埃勒里研究着那张苍老而痛苦的脸,惊奇地发现那双充血的、粘糊糊的眼睛里竟然掠过那么一丝温柔。但是这种表情很快就消失了。老头用粗哑的嗓音说:“现在太晚了。我老了。布里斯在前些年就该想到这一点。她从来都不像是我的女儿。”他提高了嗓门,愈发坚定地说,“我谁也不要!你们都给我走开,让我一个人待在这儿。要不是朱尼厄斯那个傻瓜像个兔子那样窜来窜去的话,该死的家伙,我或许还能有点隐私!”

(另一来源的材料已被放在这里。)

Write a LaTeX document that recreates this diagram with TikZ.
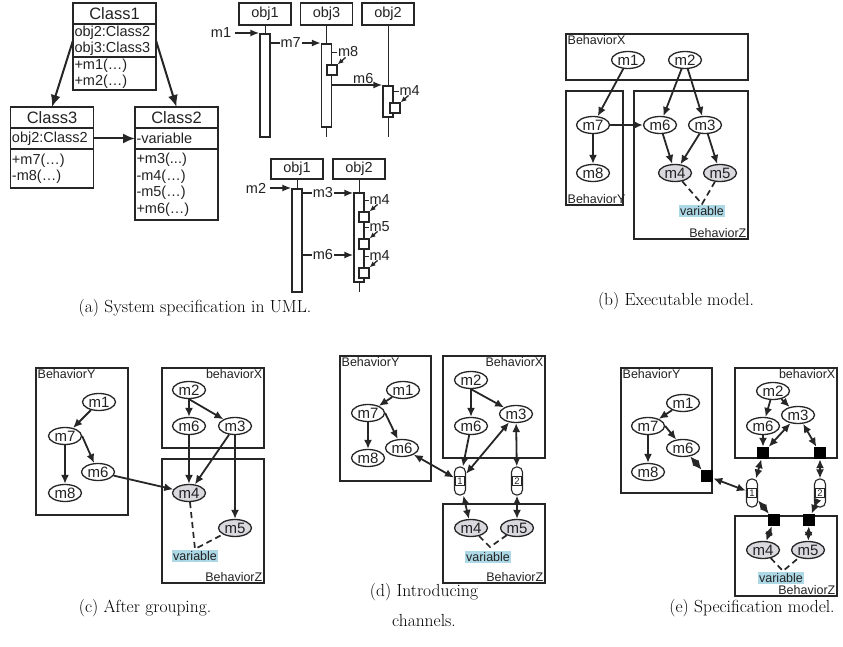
\documentclass[tikz,border=0pt]{standalone}
\usepackage{fontspec}
\usepackage{tikz}
\usetikzlibrary{arrows.meta,calc,positioning,shapes.geometric}
\newfontfamily\arial{Liberation Sans}
\definecolor{cizgiSiyah}{HTML}{262626}
\definecolor{yaziSiyah}{HTML}{222222}
\definecolor{dugumGri}{HTML}{D9D9DE}
\definecolor{degiskenMavi}{HTML}{ADD8E6}

\tikzset{
  every node/.style={font=\arial\fontsize{14.5}{16.5}\selectfont,text=yaziSiyah},
  sinif/.style={draw=cizgiSiyah,line width=1.3pt,minimum width=83pt,inner sep=1.5pt,outer sep=0pt},
  sinifbas/.style={sinif,minimum height=21pt,font=\arial\fontsize{16.5}{18}\selectfont},
  sinifsat/.style={sinif,text width=80pt,align=left},
  kalin/.style={-{Latex[length=12pt,width=10pt]},line width=2pt,draw=cizgiSiyah},
  nesne/.style={draw=cizgiSiyah,line width=1.1pt,minimum width=52pt,minimum height=22pt,inner sep=0pt},
  hayat/.style={draw=cizgiSiyah,line width=0.9pt},
  cubuk/.style={draw=cizgiSiyah,line width=1.1pt,fill=white,minimum width=10pt,inner sep=0pt},
  kutu/.style={draw=cizgiSiyah,line width=1.1pt,fill=white,minimum width=10pt,minimum height=10pt,inner sep=0pt},
  mesaj/.style={-{Latex[length=9pt,width=7pt]},line width=1.8pt,draw=cizgiSiyah},
  kisaok/.style={-{Latex[length=6pt,width=5pt]},line width=1.3pt,draw=cizgiSiyah},
  etiket/.style={fill=white,inner sep=1pt},
  mdugum/.style={ellipse,draw=cizgiSiyah,line width=1.3pt,fill=white,minimum width=33pt,minimum height=17pt,inner sep=0pt,font=\arial\fontsize{15}{16}\selectfont},
  paylasim/.style={mdugum,fill=dugumGri},
  grup/.style={draw=cizgiSiyah,line width=1.4pt},
  grupyazi/.style={font=\arial\fontsize{12.5}{13}\selectfont,inner sep=1.5pt},
  degisken/.style={fill=degiskenMavi,font=\arial\fontsize{12.5}{13}\selectfont,inner sep=1pt},
  ok/.style={-{Latex[length=9pt,width=8pt]},line width=1.8pt,draw=cizgiSiyah},
  ciftok/.style={{Latex[length=9pt,width=8pt]}-{Latex[length=9pt,width=8pt]},line width=1.8pt,draw=cizgiSiyah},
  kesik/.style={dash pattern=on 6pt off 4pt,line width=1.7pt,draw=cizgiSiyah},
  kanal/.style={draw=cizgiSiyah,line width=1.1pt,fill=white,rounded corners=5pt,minimum width=11pt,minimum height=28pt,inner sep=0pt},
  kanalno/.style={draw=cizgiSiyah,line width=0.8pt,fill=white,font=\arial\fontsize{9.5}{10}\selectfont,minimum size=9pt,inner sep=0pt},
  port/.style={fill=black,minimum width=12pt,minimum height=12pt,inner sep=0pt},
  altyazi/.style={font=\fontsize{17.5}{30}\selectfont,text=black}
}

\begin{document}
\begin{tikzpicture}[x=1pt,y=-1pt]
\useasboundingbox (0,0) rectangle (843,647);
% (a) classes
\node[sinifbas] (c1) at (114.5,13.5) {Class1};
\node[sinifsat,below=0pt of c1,minimum height=31pt] (c1a) {obj2:Class2\\obj3:Class3};
\node[sinifsat,below=0pt of c1a,minimum height=31pt] (c1m) {+m1(…)\\+m2(…)};
\node[sinifbas] (c3) at (52,117.5) {Class3};
\node[sinifsat,below=0pt of c3,minimum height=21pt] (c3a) {obj2:Class2};
\node[sinifsat,below=0pt of c3a,minimum height=39pt] (c3m) {+m7(…)\\-m8(…)};
\node[sinifbas] (c2) at (176.5,117.5) {Class2};
\node[sinifsat,below=0pt of c2,minimum height=21pt] (c2a) {-variable};
\node[sinifsat,below=0pt of c2a,minimum height=71pt] (c2m) {+m3(...)\\-m4(…)\\-m5(…)\\+m6(…)};
\draw[kalin] (c1a.west) -- (c3.north);
\draw[kalin] (c1a.east) -- (c2.north);
\draw[kalin] (c3a.east) -- (c2a.west);

% (a) sequence 1
\node[nesne] (s1o1) at (265,14) {obj1};
\node[nesne] (s1o3) at (326.5,14) {obj3};
\node[nesne] (s1o2) at (388,14) {obj2};
\draw[hayat] (s1o1) -- (s1o1 |- 0,137);
\draw[hayat] (s1o3) -- (s1o3 |- 0,137);
\draw[hayat] (s1o2) -- (s1o2 |- 0,137);
\node[cubuk,minimum height=103pt] (s1b1) at (265,85.5) {};
\node[cubuk,minimum height=83pt] (s1b3) at (326.5,85.5) {};
\node[cubuk,minimum height=31pt] (s1b2) at (388,101.5) {};
\node (s1m1) at (221,33) {m1};
\draw[mesaj] (s1m1.east) -- (s1m1.east -| s1b1.west);
\draw[mesaj] (s1b1.east |- 0,43) -- (s1b3.west |- 0,43) node[etiket,pos=0.4] {m7};
\draw[hayat] (s1b3.east |- 0,52) -- ++(5,0) node[right,inner sep=0.5pt] {m8};
\node[kutu] (s1x8) at (332,70) {};
\draw[kisaok] ($(s1x8.north east)+(8,-7)$) -- (s1x8.north east);
\draw[mesaj] (s1b3.east |- 0,85) -- (s1b2.west |- 0,85) node[pos=0.62,anchor=south,inner sep=0.5pt] {m6};
\draw[hayat] (s1b2.east |- 0,91) -- ++(5,0) node[right,inner sep=0.5pt] {m4};
\node[kutu] (s1x4) at (395,108) {};
\draw[kisaok] ($(s1x4.north east)+(8,-7)$) -- (s1x4.north east);

% (a) sequence 2
\node[nesne,minimum height=20pt] (s2o1) at (297,169) {obj1};
\node[nesne,minimum height=20pt] (s2o2) at (359,169) {obj2};
\draw[hayat] (s2o1) -- (s2o1 |- 0,292);
\draw[hayat] (s2o2) -- (s2o2 |- 0,292);
\node[cubuk,minimum height=103pt] (s2b1) at (297,240.5) {};
\node[cubuk,minimum height=89pt] (s2b2) at (359,237.5) {};
\node (s2m2) at (256,188) {m2};
\draw[mesaj] (s2m2.east) -- (s2m2.east -| s2b1.west);
\draw[mesaj] (s2b1.east |- 0,193) -- (s2b2.west |- 0,193) node[etiket,pos=0.4] {m3};
\draw[mesaj] (s2b1.east |- 0,255) -- (s2b2.west |- 0,255) node[etiket,pos=0.4] {m6};
\draw[hayat] (s2b2.east |- 0,200) -- ++(4,0) node[right,inner sep=0.5pt] {m4};
\node[kutu] (s2x4a) at (364,217) {};
\draw[kisaok] ($(s2x4a.north east)+(8,-7)$) -- (s2x4a.north east);
\draw[hayat] (s2b2.east |- 0,227) -- ++(4,0) node[right,inner sep=0.5pt] {m5};
\node[kutu] (s2x5) at (364,244) {};
\draw[kisaok] ($(s2x5.north east)+(8,-7)$) -- (s2x5.north east);
\draw[hayat] (s2b2.east |- 0,256) -- ++(4,0) node[right,inner sep=0.5pt] {m4};
\node[kutu] (s2x4b) at (364,273) {};
\draw[kisaok] ($(s2x4b.north east)+(8,-7)$) -- (s2x4b.north east);
\node[altyazi] (capA) at (195,308) {(a) System specification in UML.};

% (b) executable model
\draw[grup] (566,34) rectangle (748,80);
\draw[grup] (566,91) rectangle (623,205);
\draw[grup] (634,91) rectangle (748,239);
\node[grupyazi,anchor=north west] at (566,34) {BehaviorX};
\node[grupyazi,anchor=south west] at (566,205) {BehaviorY};
\node[grupyazi,anchor=south east] at (748,239) {BehaviorZ};
\node[mdugum] (b1) at (628,60) {m1};
\node[mdugum] (b2) at (685,60) {m2};
\node[mdugum] (b7) at (593,125) {m7};
\node[mdugum] (b8) at (593,173) {m8};
\node[mdugum] (b6) at (660,125) {m6};
\node[mdugum] (b3) at (705,125) {m3};
\node[paylasim] (b4) at (675,173) {m4};
\node[paylasim] (b5) at (720,173) {m5};
\coordinate (bv) at (702,204);
\draw[kesik] (b4) -- (bv) -- (b5);
\node[degisken] (bvar) at (702,211) {variable};
\draw[ok] (b1) -- (b7);
\draw[ok] (b2) -- (b6);
\draw[ok] (b2) -- (b3);
\draw[ok] (b7) -- (b6);
\draw[ok] (b7) -- (b8);
\draw[ok] (b6) -- (b4);
\draw[ok] (b3) -- (b4);
\draw[ok] (b3) -- (b5);
\node[altyazi] (capB) at (676,301) {(b) Executable model.};

% (c) after grouping
\draw[grup] (36,368) rectangle (128,515);
\draw[grup] (162,368) rectangle (264,448);
\draw[grup] (162,459) rectangle (264,583);
\node[grupyazi,anchor=north west] at (36,368) {BehaviorY};
\node[grupyazi,anchor=north east] at (264,368) {behaviorX};
\node[grupyazi,anchor=south east] at (264,583) {BehaviorZ};
\node[mdugum] (c1) at (99,402) {m1};
\node[mdugum] (c7) at (65,436) {m7};
\node[mdugum] (c6y) at (98,472) {m6};
\node[mdugum] (c8) at (65,493) {m8};
\node[mdugum] (c2) at (189,390) {m2};
\node[mdugum] (c6x) at (189,426) {m6};
\node[mdugum] (c3) at (235,426) {m3};
\node[paylasim] (c4) at (189,493) {m4};
\node[paylasim] (c5) at (235,528) {m5};
\coordinate (cv) at (195,549);
\draw[kesik] (c4) -- (cv) -- (c5);
\node[degisken] (cvar) at (195,556) {variable};
\draw[ok] (c1) -- (c7);
\draw[ok] (c7) -- (c8);
\draw[ok] (c7.east) -- (c6y);
\draw[ok] (c6y) -- (c4);
\draw[ok] (c2.south) -- (c6x);
\draw[ok] (c2.south) -- (c3);
\draw[ok] (c6x) -- (c4);
\draw[ok] (c3) -- (c4);
\draw[ok] (c3) -- (c5);
\node[altyazi] (capC) at (145,608) {(c) After grouping.};

% (d) channels
\draw[grup] (340,356) rectangle (431,481);
\draw[grup] (443,356) rectangle (545,458);
\draw[grup] (443,504) rectangle (545,583);
\node[grupyazi,anchor=north west] at (340,356) {BehaviorY};
\node[grupyazi,anchor=north east] at (545,356) {BehaviorX};
\node[grupyazi,anchor=south east] at (545,583) {BehaviorZ};
\node[mdugum] (d1) at (403,390) {m1};
\node[mdugum] (d7) at (368,413) {m7};
\node[mdugum] (d8) at (368,458) {m8};
\node[mdugum] (d6y) at (402,448) {m6};
\node[mdugum] (d2) at (471,380) {m2};
\node[mdugum] (d6x) at (471,426) {m6};
\node[mdugum] (d3) at (516,414) {m3};
\node[paylasim] (d4) at (471,528) {m4};
\node[paylasim] (d5) at (517,528) {m5};
\node[kanal] (dk1) at (460,481) {};
\node[kanalno] (dk1n) at (dk1) {1};
\node[kanal] (dk2) at (517,481) {};
\node[kanalno] (dk2n) at (dk2) {2};
\coordinate (dv) at (490,547);
\draw[kesik] (d4) -- (dv) -- (d5);
\node[degisken] (dvar) at (488,557) {variable};
\draw[ok] (d1) -- (d7);
\draw[ok] (d7) -- (d8);
\draw[ok] (d7.east) -- (d6y);
\draw[ok] (d2.south) -- (d6x);
\draw[ok] (d2.south) -- (d3);
\draw[ok] (d6x) -- (dk1);
\draw[ciftok] (d3) -- (dk1);
\draw[ciftok] (d6y) -- (dk1);
\draw[ciftok] (d3) -- (dk2);
\draw[ciftok] (dk1) -- (d4);
\draw[ciftok] (dk2) -- (d5);
\node[altyazi,align=center] (capD) at (424,605) {(d) Introducing\\channels.};

% (e) specification model
\draw[grup] (621,368) rectangle (712,493);
\draw[grup] (735,368) rectangle (837,458);
\draw[grup] (735,516) rectangle (837,596);
\node[grupyazi,anchor=north west] at (621,368) {BehaviorY};
\node[grupyazi,anchor=north east] at (837,368) {behaviorX};
\node[grupyazi,anchor=south east] at (837,596) {BehaviorZ};
\node[mdugum] (e1) at (683,403) {m1};
\node[mdugum] (e7) at (648,426) {m7};
\node[mdugum] (e6y) at (683,448) {m6};
\node[mdugum] (e8) at (648,472) {m8};
\node[mdugum] (e2) at (773,391) {m2};
\node[mdugum] (e6x) at (763,426) {m6};
\node[mdugum] (e3) at (798,415) {m3};
\node[paylasim] (e4) at (763,550) {m4};
\node[paylasim] (e5) at (808,550) {m5};
\node[port] (epY) at (707,476) {};
\node[port] (epX1) at (763,453) {};
\node[port] (epX2) at (820,453) {};
\node[port] (epZ1) at (774,520) {};
\node[port] (epZ2) at (809,520) {};
\node[kanal] (ek1) at (752,493) {};
\node[kanalno] (ek1n) at (ek1) {1};
\node[kanal] (ek2) at (820,493) {};
\node[kanalno] (ek2n) at (ek2) {2};
\coordinate (ev) at (783,571);
\draw[kesik] (e4) -- (ev) -- (e5);
\node[degisken] (evar) at (781,578) {variable};
\draw[ok] (e1) -- (e7);
\draw[ok] (e7) -- (e8);
\draw[ok] (e7.east) -- (e6y);
\draw[ok] (e2) -- (e6x);
\draw[ok] (e2) -- (e3);
\draw[ok] (e6x) -- (epX1);
\draw[ciftok] (e3) -- (epX1);
\draw[ciftok] (e3) -- (epX2);
\draw[ciftok] (e6y) -- (epY);
\draw[ciftok] (epY) -- (ek1);
\draw[ciftok] (epX1) -- (ek1);
\draw[ciftok] (epX2) -- (ek2);
\draw[ciftok] (ek1) -- (epZ1);
\draw[ciftok] (ek2) -- (epZ2);
\draw[ciftok] (epZ1) -- (e4);
\draw[ciftok] (epZ2) -- (e5);
\node[altyazi] (capE) at (752,608) {(e) Specification model.};
\end{tikzpicture}
\end{document}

邦妮将戴着手套的两只手紧紧地离在一起:“你可别用大声吼叫来吓唬我,”她平静地说,“你知道是你的错,而不是妈妈的错。她有权利得到你的爱,可你从未给过她。”

老头砰地一声放下杯子,猛地扔掉了吃剩的三明治。

“你跟我说这些干吗?”他又暴跳如雷起来,“你知道什么呀?她带你来过我这里吗?难道她……”

“你跟她说过你想让她这么做吗?”

老头干瘦的胳膊有些颤抖,然后便无力地瘫倒在床罩上:“我不想和一个黄毛丫头争论这些。你是冲我的钱来的。我知道你想要什么。我的钱。所有儿女和孙子们想要的就是钱!”

“外公,”邦妮气呼呼地站了起来,“怎么能这么说?”

“出去,给我出去,”他说,“那个傻瓜朱尼厄斯!自个儿去了洛杉矶,让这里变成了客栈。上帝知道你们把什么病菌带到这里了,你和这个家伙。我是一位上了年纪的病人。我……”

“再见了,”邦妮说。她盲目地向门口走去。

“等一下,”埃勒里说。她停下了脚步,嘴唇气得直哆嗦。埃勒里阴沉着脸看着老头,“你可以按照自己的方式生活,斯图尔特先生,但是有一件人命关天的案子,你不能袖手旁观。你得回答几个问题。”

“你是谁?”老头刻薄地追问道。

“我是谁不要紧。一星期前的星期三——也就是九天前——你女儿和约翰·罗伊尔来看过你。为什么?”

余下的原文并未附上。